Destroying the Environment is Out of Fashion

This summer Changemaker Award Recipient Becca Hartlieb had the opportunity to serve as the marketing intern for YSTR, an ethical fashion company in Los Angeles, California. Becca is a senior majoring in Marketing and minoring in Management and Social Innovation and Social Entrepreneurship.

YSTR creates unique cut-to-order pieces to alleviate overproduction and reduce waste caused by the fashion industry. The company is also sweat-shop free and pays ethical wages. YSTR was founded on July 4, 2016, by April Liang and Garrett Gerson to tackle the waste of the fashion industry. Prior to creating YSTR April and Garrett ran a wholesale fashion company in Los Angeles but began realizing how much of a toll the company was taking on the environment and their employees. In July of 2016, Garrett and April launched YSTR, bringing along all the employees, resources, and knowledge from their previous venture. They wanted to use the past (YSTRday) as a way to pave the future.

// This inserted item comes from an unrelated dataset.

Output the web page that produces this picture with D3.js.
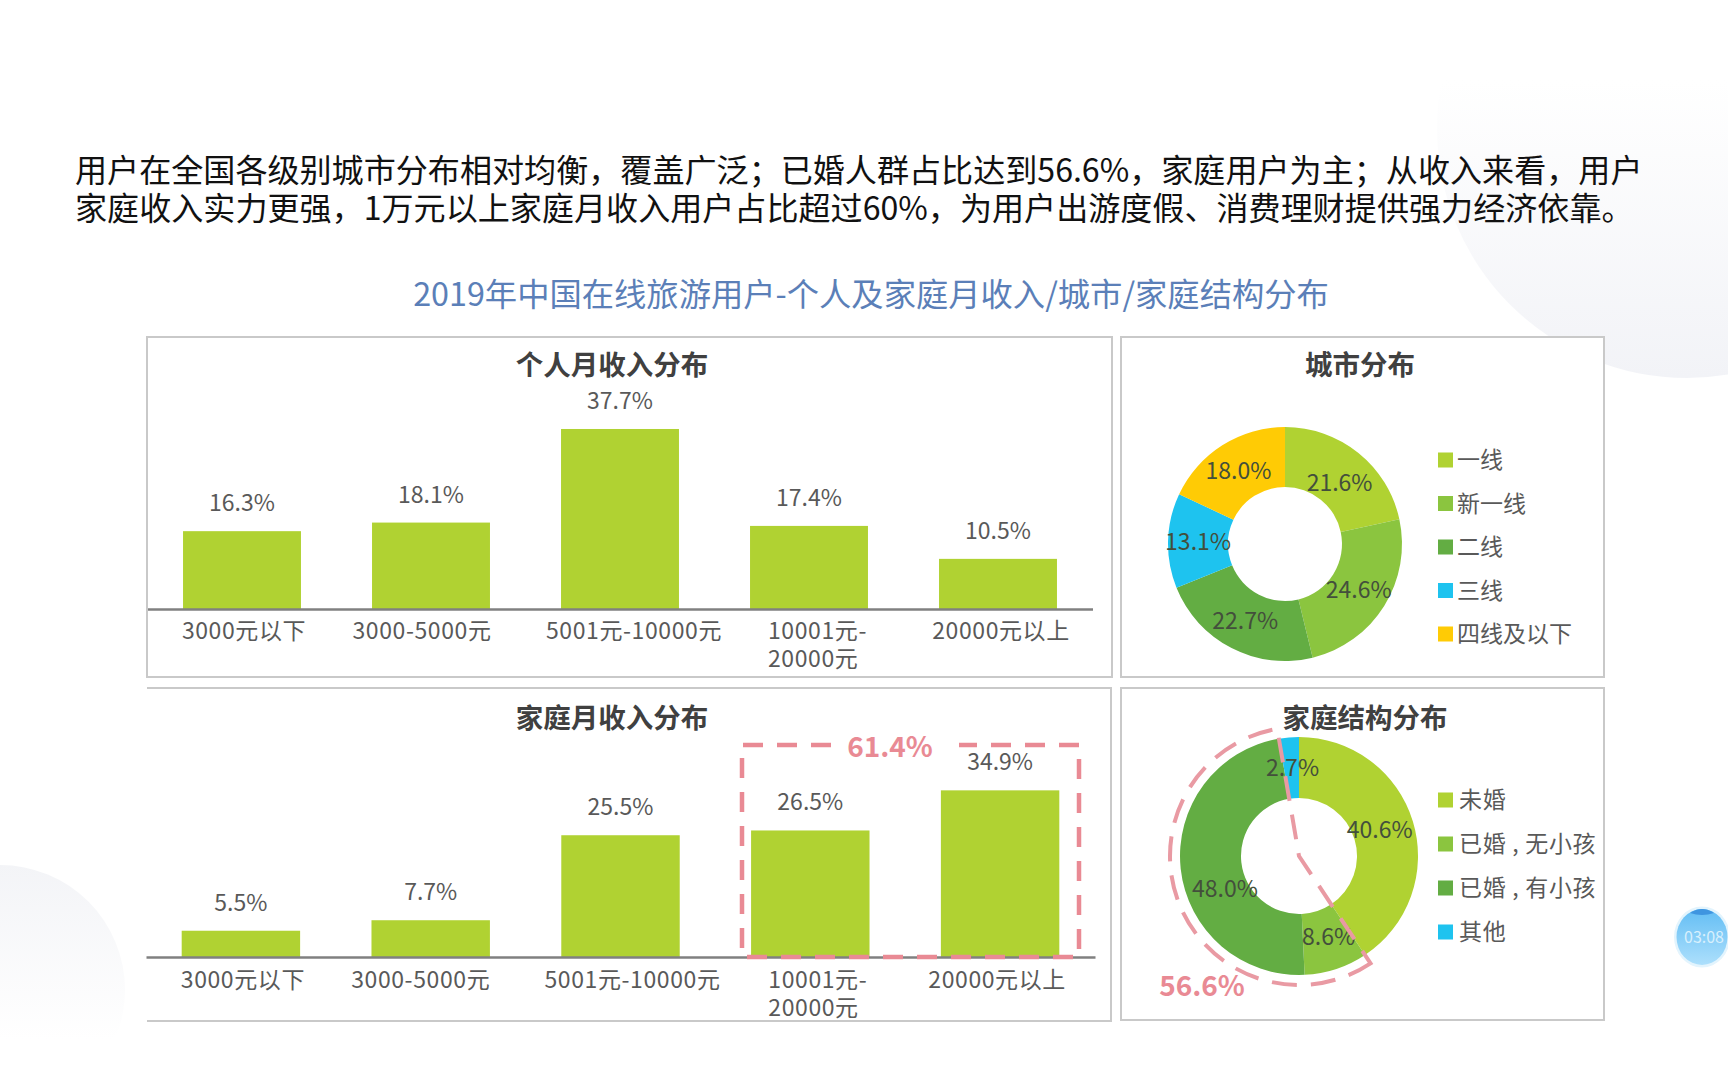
<!DOCTYPE html>
<html>
<head>
<meta charset="utf-8">
<style>
  html, body { margin: 0; padding: 0; background: #fff; overflow: hidden; }
  svg { display: block; }
  text { font-family: "Noto Sans CJK SC", "Noto Sans", sans-serif; }
</style>
<script src="https://cdn.jsdelivr.net/npm/d3@7"></script>
</head>
<body>
<svg id="chart" width="1728" height="1080"></svg>
<script>
const bodyLines = [
  '用户在全国各级别城市分布相对均衡，覆盖广泛；已婚人群占比达到56.6%，家庭用户为主；从收入来看，用户',
  '家庭收入实力更强，1万元以上家庭月收入用户占比超过60%，为用户出游度假、消费理财提供强力经济依靠。'
]
const mainTitle = '2019年中国在线旅游用户-个人及家庭月收入/城市/家庭结构分布'

const incomeCats = ['3000元以下', '3000-5000元', '5001元-10000元', '10001元-\n20000元', '20000元以上']
const personalIncome = [16.3, 18.1, 37.7, 17.4, 10.5]
const familyIncome = [5.5, 7.7, 25.5, 26.5, 34.9]

const cityCats = ['一线', '新一线', '二线', '三线', '四线及以下']
const cityShare = [21.6, 24.6, 22.7, 13.1, 18.0]
const cityColors = ['#b0d232', '#8bc53f', '#63ad43', '#1ec3ef', '#ffcb05']

const familyCats = ['未婚', '已婚 , 无小孩', '已婚 , 有小孩', '其他']
const familyShare = [40.6, 8.6, 48.0, 2.7]
const familyColors = ['#b0d232', '#8bc53f', '#63ad43', '#1ec3ef']

const BAR = '#b0d232'
const PINK = '#e98a94'
const GREY = '#595959'
const svg = d3.select('#chart')
const defs = svg.append('defs')

// faint background circles and the timer bubble
function fade(id, y1, y2, c1, c2) {
  const g = defs.append('linearGradient').attr('id', id)
    .attr('gradientUnits', 'userSpaceOnUse')
    .attr('x1', 0).attr('x2', 0).attr('y1', y1).attr('y2', y2)
  g.append('stop').attr('offset', 0).attr('stop-color', c1)
  g.append('stop').attr('offset', 1).attr('stop-color', c2)
}
fade('bgTop', 80, 378, '#ffffff', '#f2f3f7')
fade('bgBottom', 863, 1040, '#f3f4f7', '#ffffff')
fade('bubble', 908, 966, '#62bdf4', '#aee0fc')
svg.append('circle').attr('cx', 1687).attr('cy', 128).attr('r', 250).attr('fill', 'url(#bgTop)')
svg.append('circle').attr('cx', 0).attr('cy', 990).attr('r', 125).attr('fill', 'url(#bgBottom)')

svg.append('ellipse').attr('cx', 1702).attr('cy', 937).attr('rx', 28).attr('ry', 30.5).attr('fill', '#e3f4fd')
svg.append('ellipse').attr('cx', 1702).attr('cy', 937).attr('rx', 25.5).attr('ry', 28).attr('fill', 'url(#bubble)')
svg.append('path').attr('d', 'M1690 913 Q1702 905 1714 913 Q1702 917 1690 913 Z').attr('fill', '#3f95e0')
svg.append('text').attr('x', 1704).attr('y', 943).attr('text-anchor', 'middle')
  .attr('font-size', 16).attr('fill', '#d8f0fd').text('03:08')

// heading text
svg.selectAll('text.body').data(bodyLines).join('text')
  .attr('class', 'body')
  .attr('x', 75)
  .attr('y', (d, i) => 182 + i * 38)
  .attr('font-size', 32.08)
  .attr('fill', '#111')
  .text(d => d)

svg.append('text').attr('x', 871).attr('y', 306).attr('text-anchor', 'middle')
  .attr('font-size', 32.3).attr('fill', '#5b7fb8').text(mainTitle)

// panels
function panel(x0, y0, x1, y1, openLeft) {
  const p = d3.path()
  p.moveTo(x0, y0); p.lineTo(x1, y0); p.lineTo(x1, y1); p.lineTo(x0, y1)
  if (!openLeft) p.closePath()
  svg.append('path').attr('d', p.toString()).attr('fill', '#fff')
    .attr('stroke', '#c9c9c9').attr('stroke-width', 2)
}
panel(147, 337, 1112, 677)
panel(1121, 337, 1604, 677)
panel(147, 688, 1111, 1021, true)
panel(1121, 688, 1604, 1020)

function chartTitle(txt, x, y) {
  svg.append('text').attr('x', x).attr('y', y + 10).attr('text-anchor', 'middle')
    .attr('font-size', 27.5).attr('font-weight', 700).attr('fill', '#404040').text(txt)
}
chartTitle('个人月收入分布', 612, 365)
chartTitle('城市分布', 1360, 365)
chartTitle('家庭月收入分布', 612, 718)
chartTitle('家庭结构分布', 1365, 718)

function drawBars(values, range, base, labelShift, padding) {
  const x = d3.scaleBand().domain(incomeCats).range(range)
    .paddingInner(0.376).paddingOuter(0.188)
  const y = d3.scaleLinear().domain([0, 40]).range([base, base - 191])
  const g = svg.append('g')

  g.selectAll('rect').data(values).join('rect')
    .attr('x', (d, i) => x(incomeCats[i]))
    .attr('y', d => y(d))
    .attr('width', x.bandwidth())
    .attr('height', d => y(0) - y(d))
    .attr('fill', BAR)

  g.selectAll('text.val').data(values).join('text')
    .attr('class', 'val')
    .attr('x', (d, i) => x(incomeCats[i]) + x.bandwidth() / 2)
    .attr('y', d => y(d) - 20)
    .attr('text-anchor', 'middle')
    .attr('font-size', 23)
    .attr('fill', GREY)
    .text(d => d.toFixed(1) + '%')

  const axis = g.append('g').attr('transform', `translate(0,${base})`)
    .call(d3.axisBottom(x).tickSize(0).tickPadding(padding))
  axis.select('.domain').attr('stroke', '#808080').attr('stroke-width', 2.5)
  axis.selectAll('text')
    .attr('font-size', 23)
    .attr('fill', GREY)
    .style('font-family', '"Noto Sans CJK SC"')
    .style('letter-spacing', '0.6px')
    .each(function (d, i) {
      const t = d3.select(this)
      const lines = d.split('\n')
      t.attr('x', labelShift[i])
      if (lines.length == 1) return
      // wrapped label is left aligned in the source chart, second line as its own text
      t.text(lines[0]).attr('text-anchor', 'start')
      d3.select(this.parentNode).append('text')
        .attr('x', labelShift[i])
        .attr('y', t.attr('y'))
        .attr('dy', '1.9em')
        .attr('font-size', 23)
        .attr('fill', GREY)
        .attr('text-anchor', 'start')
        .style('letter-spacing', '0.6px')
        .text(lines[1])
    })
  return { x, y }
}

drawBars(personalIncome, [147.5, 1092.5], 609, [2, -9, 14, -41, 3], 14)
drawBars(familyIncome, [146, 1095], 957, [2, -10, 12, -42, -3], 15)

// dashed box over the two top family income bars
const box = d3.path()
box.moveTo(831, 745); box.lineTo(742, 745); box.lineTo(742, 957)
box.lineTo(1079, 957); box.lineTo(1079, 745); box.lineTo(959, 745)
svg.append('path').attr('d', box.toString()).attr('fill', 'none')
  .attr('stroke', PINK).attr('stroke-width', 4.5).attr('stroke-dasharray', '20 14')
svg.append('text').attr('x', 890).attr('y', 757).attr('text-anchor', 'middle')
  .attr('font-size', 28).attr('font-weight', 700).attr('fill', PINK).text('61.4%')

function drawDonut(values, colors, cats, cx, cy, ro, ri, labelMove, legendX, legendY, legendTextX, legendSpacing) {
  const pie = d3.pie().sort(null)
  const arc = d3.arc().innerRadius(ri).outerRadius(ro)
  const arcs = pie(values)
  const g = svg.append('g').attr('transform', `translate(${cx},${cy})`)

  g.selectAll('path').data(arcs).join('path')
    .attr('d', arc)
    .attr('fill', (d, i) => colors[i])

  g.selectAll('text').data(arcs).join('text')
    .attr('x', (d, i) => arc.centroid(d)[0] + labelMove[i][0])
    .attr('y', (d, i) => arc.centroid(d)[1] + labelMove[i][1] + 8)
    .attr('text-anchor', 'middle')
    .attr('font-size', 23)
    .attr('fill', '#434f3c')
    .text(d => d.value.toFixed(1) + '%')

  const lg = svg.append('g').selectAll('g').data(cats).join('g')
    .attr('transform', (d, i) => `translate(${legendX},${legendY(i)})`)
  lg.append('rect').attr('y', -7.5).attr('width', 15).attr('height', 15)
    .attr('fill', (d, i) => colors[i])
  lg.append('text').attr('x', legendTextX).attr('y', 8).attr('font-size', 23)
    .attr('fill', GREY)
    .style('letter-spacing', legendSpacing)
    .text(d => d)
  return arcs
}

drawDonut(cityShare, cityColors, cityCats, 1285, 544, 117, 57,
  [[0, 7], [0, 0], [0, 0], [0, 0], [0, 0]],
  1438, d3.scalePoint().domain(d3.range(5)).range([460, 634]), 19, '0px')

const famArcs = drawDonut(familyShare, familyColors, familyCats, 1299, 856, 119, 58,
  [[-4, 0], [2, -3], [14, 23], [1, 0]],
  1438, d3.scalePoint().domain(d3.range(4)).range([800, 932]), 21, '0.7px')

// dashed sector for the two married slices
const sector = d3.arc().innerRadius(0).outerRadius(129)
svg.append('path')
  .attr('transform', 'translate(1299,856)')
  .attr('d', sector({ startAngle: famArcs[1].startAngle, endAngle: famArcs[2].endAngle }))
  .attr('fill', 'none')
  .attr('stroke', '#e99aa3')
  .attr('stroke-width', 4)
  .attr('stroke-dasharray', '25 14')
svg.append('text').attr('x', 1202).attr('y', 996).attr('text-anchor', 'middle')
  .attr('font-size', 28).attr('font-weight', 700).attr('fill', PINK).text('56.6%')
</script>
</body>
</html>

In May, YSTR launched a club to make conscious consumption accessible to everyone and to help customers build a capsule wardrobe. Each month members choose between 3 outfits offered at a fraction of the price of typical YSTR pieces. All pieces are hand-made by our expert cutters and artisan sewers, Lalo, Elmer, and Efrain.

Within a week of my internship, I was thrown into the mix. During the first week, I coded and created emails to ask for customer feedback to help increase our customer research, with the help of the marketing manager, LaChane. I monitored the Google Analytics site to begin understanding our YSTR woman. I found, using Google Analytics, that our customers were coming from our social media pages and through our blog. One of YSTR’s missions is to educate consumers on the importance of conscious consumption. Finding that people were engaging with our blog was extremely exciting because it opened up a way for us to interact with our customers, and so began my two-month project.

Once recognizing that our blog was such a hot spot, LaChane and I began creating lists of topics that were important, difficult, and interesting to us as consumers. LaChane helped me to define different aspects of sustainability and understand why YSTR brands itself as an ethical fashion company rather than a sustainable one. There are many takes on how to create a sustainable brand, and it can be very hard for a for-profit company to be truly sustainable. While we still continue to work towards sustainability, our team decided to focus more on conscious consumption and ethical fashion as blog posts. YSTR is committed to the environment; however, we do use all types of fabrics in production. One way we work to combat the waste is by using “deadstock” or fabric discarded by other companies because of a minor error in production, allowing us to repurpose fabric.

While creating the blog we wanted to have multiple forms of media as well as multiple voices of all different ages. I would help in writing and photographing our activities in the office, but we wanted to use more video to convey our messages as well. We partnered with Maria of @Reeontherun, a local stylist and blogger, to produce Style Tip Tuesdays, a video series where Ree demonstrates how to wear YSTR pieces in as many different ways possible, by using accessories and layers. As part of the marketing team at YSTR, we want our consumers to understand that their purchases have a larger effect on the environment. We also understand that many of our consumers have fast fashion pieces, and so rather than creating more waste by throwing those away, we wanted to show how to use those pieces while continuing to shop ethically and consciously.

My absolute favorite memory in the office was during a daily meeting. April received an email from one of our YSTR club members informing April that she no longer wanted to be a part of the club because she felt that her wardrobe was complete. She had purchased all of the items needed to create a capsule wardrobe and wanted to thank us. This email was striking to us as a marketing team because it forced us to decide if we wanted to brand YSTR as a capsule wardrobe — if we succeeded, then this scenario would continue to occur. We sat for hours and discussed whether it was truly possible to operate a business if members would eventually leave. As a team, we decided that we hoped YSTR would be a starting point for conscious consumption and that our members who “graduated” out of the club would inspire others to learn more about YSTR. YSTR’s catch phrase is “Think, Love, Inspire.” During the meeting, we agreed that YSTR was a company for women wanting to grow through stages. We hope that women will begin to think about their consumption, love the clothing we produce, and finally inspire others to join the movement.

My experience at YSTR pushed me to work hard, to create my own projects, and to use my voice as an intern. I was challenged to understand my own consumption habits and reflect while blogging. Using my insights, I was able to pitch ideas for future marketing campaigns to continue to educate others on conscious consumption.